::: DATASET CONTENT :::

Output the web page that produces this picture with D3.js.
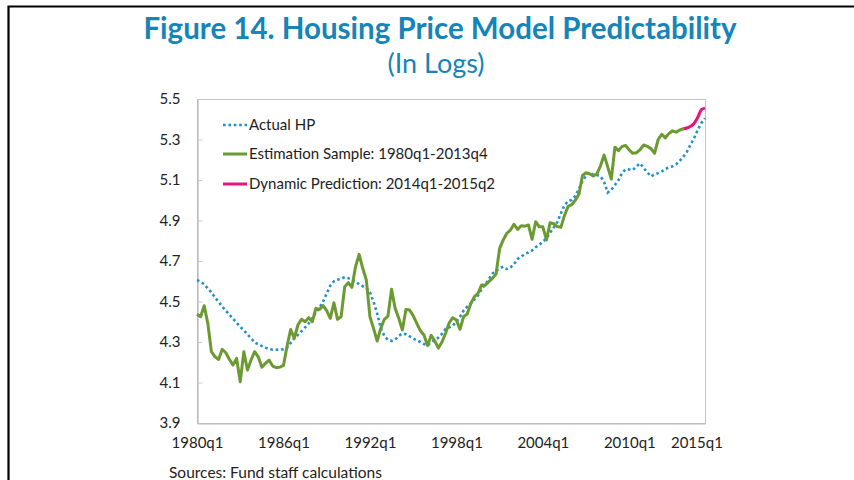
<!DOCTYPE html>
<html>
<head>
<meta charset="utf-8">
<script src="https://cdn.jsdelivr.net/npm/d3@7"></script>
<style>
  body { margin: 0; background: #fff; }
  svg { display: block; font-family: Lato, "Open Sans", sans-serif; }
</style>
</head>
<body>
<script>
// quarters 1980q1 .. 2015q2
let startYear = 1980, endYear = 2015, lastQuarter = 2;
let quarters = [];
for (let y = startYear; y <= endYear; y++) {
  for (let q = 1; q <= 4; q++) {
    if (y === endYear && q > lastQuarter) break;
    quarters.push(y + "q" + q);
  }
}

let tickLabels = ["1980q1", "1986q1", "1992q1", "1998q1", "2004q1", "2010q1", "2015q1"];
let yTicks = [3.9, 4.1, 4.3, 4.5, 4.7, 4.9, 5.1, 5.3, 5.5];

// Actual HP, 1980q1 - 2015q2
let actualHP = [
  4.606, 4.598, 4.585, 4.565,
  4.545, 4.520, 4.498, 4.475,
  4.455, 4.435, 4.415, 4.395,
  4.375, 4.358, 4.338, 4.318,
  4.298, 4.288, 4.280, 4.272,
  4.265, 4.262, 4.262, 4.263,
  4.264, 4.272, 4.295, 4.318,
  4.335, 4.353, 4.372, 4.392,
  4.418, 4.445, 4.470, 4.500,
  4.540, 4.578, 4.600, 4.608,
  4.612, 4.620, 4.615, 4.606,
  4.598, 4.585, 4.575, 4.568,
  4.545, 4.500, 4.440, 4.370,
  4.330, 4.310, 4.306, 4.312,
  4.330, 4.342, 4.338, 4.328,
  4.318, 4.308, 4.300, 4.290,
  4.284, 4.298, 4.310, 4.322,
  4.340, 4.365, 4.372, 4.380,
  4.400, 4.425, 4.455, 4.475,
  4.490, 4.510, 4.530, 4.560,
  4.585, 4.610, 4.638, 4.652,
  4.664, 4.672, 4.660, 4.668,
  4.684, 4.710, 4.722, 4.735,
  4.742, 4.752, 4.768, 4.780,
  4.795, 4.812, 4.840, 4.865,
  4.892, 4.935, 4.976, 4.995,
  5.002, 5.022, 5.055, 5.095,
  5.122, 5.138, 5.125, 5.124,
  5.118, 5.090, 5.038, 5.052,
  5.075, 5.100, 5.135, 5.153,
  5.152, 5.150, 5.168, 5.182,
  5.158, 5.138, 5.118, 5.128,
  5.134, 5.142, 5.155, 5.162,
  5.168, 5.178, 5.195, 5.215,
  5.240, 5.275, 5.308, 5.348,
  5.382, 5.405
];

// Estimation sample, 1980q1 - 2013q4
let estimation = [
  4.437, 4.425, 4.479, 4.392,
  4.252, 4.227, 4.214, 4.264,
  4.247, 4.214, 4.186, 4.219,
  4.104, 4.252, 4.162, 4.211,
  4.252, 4.227, 4.175, 4.195,
  4.211, 4.181, 4.173, 4.176,
  4.184, 4.280, 4.362, 4.318,
  4.384, 4.412, 4.400, 4.420,
  4.400, 4.466, 4.461, 4.480,
  4.455, 4.417, 4.494, 4.412,
  4.425, 4.573, 4.593, 4.570,
  4.672, 4.733, 4.664, 4.606,
  4.425, 4.367, 4.305, 4.367,
  4.412, 4.428, 4.560, 4.466,
  4.417, 4.359, 4.461, 4.458,
  4.430, 4.392, 4.356, 4.335,
  4.282, 4.333, 4.305, 4.270,
  4.300, 4.343, 4.395, 4.420,
  4.409, 4.362, 4.425, 4.438,
  4.490, 4.524, 4.540, 4.582,
  4.580, 4.598, 4.614, 4.636,
  4.762, 4.804, 4.837, 4.853,
  4.881, 4.856, 4.874, 4.872,
  4.878, 4.807, 4.894, 4.869,
  4.869, 4.804, 4.889, 4.884,
  4.870, 4.866, 4.925, 4.970,
  4.978, 5.000, 5.030, 5.122,
  5.136, 5.130, 5.120, 5.130,
  5.170, 5.223, 5.165, 5.105,
  5.262, 5.245, 5.266, 5.270,
  5.248, 5.232, 5.235, 5.250,
  5.273, 5.266, 5.255, 5.232,
  5.300, 5.325, 5.308, 5.330,
  5.343, 5.336, 5.347, 5.353
];

// Dynamic prediction, 2013q4 (join point) - 2015q2
let prediction = [5.353, 5.357, 5.365, 5.380, 5.410, 5.447, 5.455];
let predictionStart = quarters.indexOf("2013q4");

let legendItems = [
  {label: "Actual HP", key: "actual"},
  {label: "Estimation Sample: 1980q1-2013q4", key: "est"},
  {label: "Dynamic Prediction: 2014q1-2015q2", key: "pred"}
];

let colors = {actual: "#2290c8", est: "#6b9a31", pred: "#e8147c"};

init();

function init() {
  let width = 854, height = 480,
      margin = {l: 197, r: 149, t: 99, b: 57};

  let svg = d3.select("body")
              .append("svg")
              .attr("width", width)
              .attr("height", height);

  // outer frame
  svg.append("path")
     .attr("d", "M8.5,480 V6.5 H854")
     .attr("fill", "none")
     .attr("stroke", "#000")
     .attr("stroke-width", 2.2);

  svg.append("text")
     .attr("x", 440)
     .attr("y", 39)
     .attr("text-anchor", "middle")
     .attr("fill", "#1584b8")
     .attr("font-weight", "bold")
     .attr("font-size", 29.5)
     .text("Figure 14. Housing Price Model Predictability");

  svg.append("text")
     .attr("x", 436)
     .attr("y", 73)
     .attr("text-anchor", "middle")
     .attr("fill", "#1584b8")
     .attr("font-size", 27)
     .text("(In Logs)");

  let x = d3.scalePoint()
            .domain(quarters)
            .range([margin.l, width - margin.r]);

  let y = d3.scaleLinear()
            .domain([3.9, 5.5])
            .range([height - margin.b, margin.t]);

  let g = svg.append("g");

  // plot border
  g.append("rect")
   .attr("x", margin.l + 0.5)
   .attr("y", margin.t + 0.5)
   .attr("width", width - margin.l - margin.r)
   .attr("height", height - margin.t - margin.b)
   .attr("fill", "none")
   .attr("stroke", "#c4c4c4");

  let yAxis = g.append("g")
               .attr("transform", "translate(" + (margin.l + 0.5) + ",0)")
               .call(d3.axisLeft(y)
                       .tickValues(yTicks)
                       .tickFormat(d3.format(".1f"))
                       .tickSizeInner(-5)
                       .tickSizeOuter(0)
                       .tickPadding(17));
  yAxis.select(".domain").attr("stroke", "#b0b0b0");
  yAxis.selectAll(".tick line").attr("stroke", "#c8c8c8");
  yAxis.selectAll("text")
       .attr("font-family", "Lato, sans-serif")
       .attr("font-size", 15)
       .attr("fill", "#222");

  let xAxis = g.append("g")
               .attr("transform", "translate(0," + (height - margin.b + 0.5) + ")")
               .call(d3.axisBottom(x)
                       .tickValues(tickLabels)
                       .tickSize(0)
                       .tickPadding(14));
  xAxis.select(".domain").attr("stroke", "#b8b8b8");
  xAxis.selectAll("text")
       .attr("font-family", "Lato, sans-serif")
       .attr("font-size", 15)
       .attr("fill", "#222")
       .attr("dx", (d) => d === "2015q1" ? -5 : 0);

  let line = d3.line()
               .x((d) => x(d.q))
               .y((d) => y(d.v));

  let actualData = actualHP.map((v, i) => ({q: quarters[i], v: v}));
  let estData = estimation.map((v, i) => ({q: quarters[i], v: v}));
  let predData = prediction.map((v, i) => ({q: quarters[predictionStart + i], v: v}));

  g.append("path")
   .datum(actualData)
   .attr("d", line)
   .attr("fill", "none")
   .attr("stroke", colors.actual)
   .attr("stroke-width", 2.6)
   .attr("stroke-dasharray", "2.6,2.8");

  g.append("path")
   .datum(estData)
   .attr("d", line)
   .attr("fill", "none")
   .attr("stroke", colors.est)
   .attr("stroke-width", 3)
   .attr("stroke-linejoin", "round");

  g.append("path")
   .datum(predData)
   .attr("d", line.curve(d3.curveMonotoneX))
   .attr("fill", "none")
   .attr("stroke", colors.pred)
   .attr("stroke-width", 3);

  // legend
  let legend = svg.append("g")
                  .selectAll("g")
                  .data(legendItems)
                  .enter()
                  .append("g")
                  .attr("transform", (d, i) => "translate(223," + [125, 154, 184][i] + ")");

  legend.append("line")
        .attr("x1", 0)
        .attr("x2", 24)
        .attr("stroke", (d) => colors[d.key])
        .attr("stroke-width", (d) => d.key === "actual" ? 2.6 : 3)
        .attr("stroke-dasharray", (d) => d.key === "actual" ? "2.6,2.8" : null);

  legend.append("text")
        .attr("x", 26)
        .attr("dy", "0.35em")
        .attr("font-size", 15)
        .attr("fill", "#222")
        .text((d) => d.label);

  svg.append("text")
     .attr("x", 169)
     .attr("y", 478)
     .attr("font-size", 15.5)
     .attr("fill", "#222")
     .text("Sources: Fund staff calculations");
}
</script>
</body>
</html>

:::

Give again, word for word, every line from the top of the data through the line with "5.1, 5.3, 5.5];", both ends included, and exclude the pictures.

Output the web page that produces this picture with D3.js.
<!DOCTYPE html>
<html>
<head>
<meta charset="utf-8">
<script src="https://cdn.jsdelivr.net/npm/d3@7"></script>
<style>
  body { margin: 0; background: #fff; }
  svg { display: block; font-family: Lato, "Open Sans", sans-serif; }
</style>
</head>
<body>
<script>
// quarters 1980q1 .. 2015q2
let startYear = 1980, endYear = 2015, lastQuarter = 2;
let quarters = [];
for (let y = startYear; y <= endYear; y++) {
  for (let q = 1; q <= 4; q++) {
    if (y === endYear && q > lastQuarter) break;
    quarters.push(y + "q" + q);
  }
}

let tickLabels = ["1980q1", "1986q1", "1992q1", "1998q1", "2004q1", "2010q1", "2015q1"];
let yTicks = [3.9, 4.1, 4.3, 4.5, 4.7, 4.9, 5.1, 5.3, 5.5];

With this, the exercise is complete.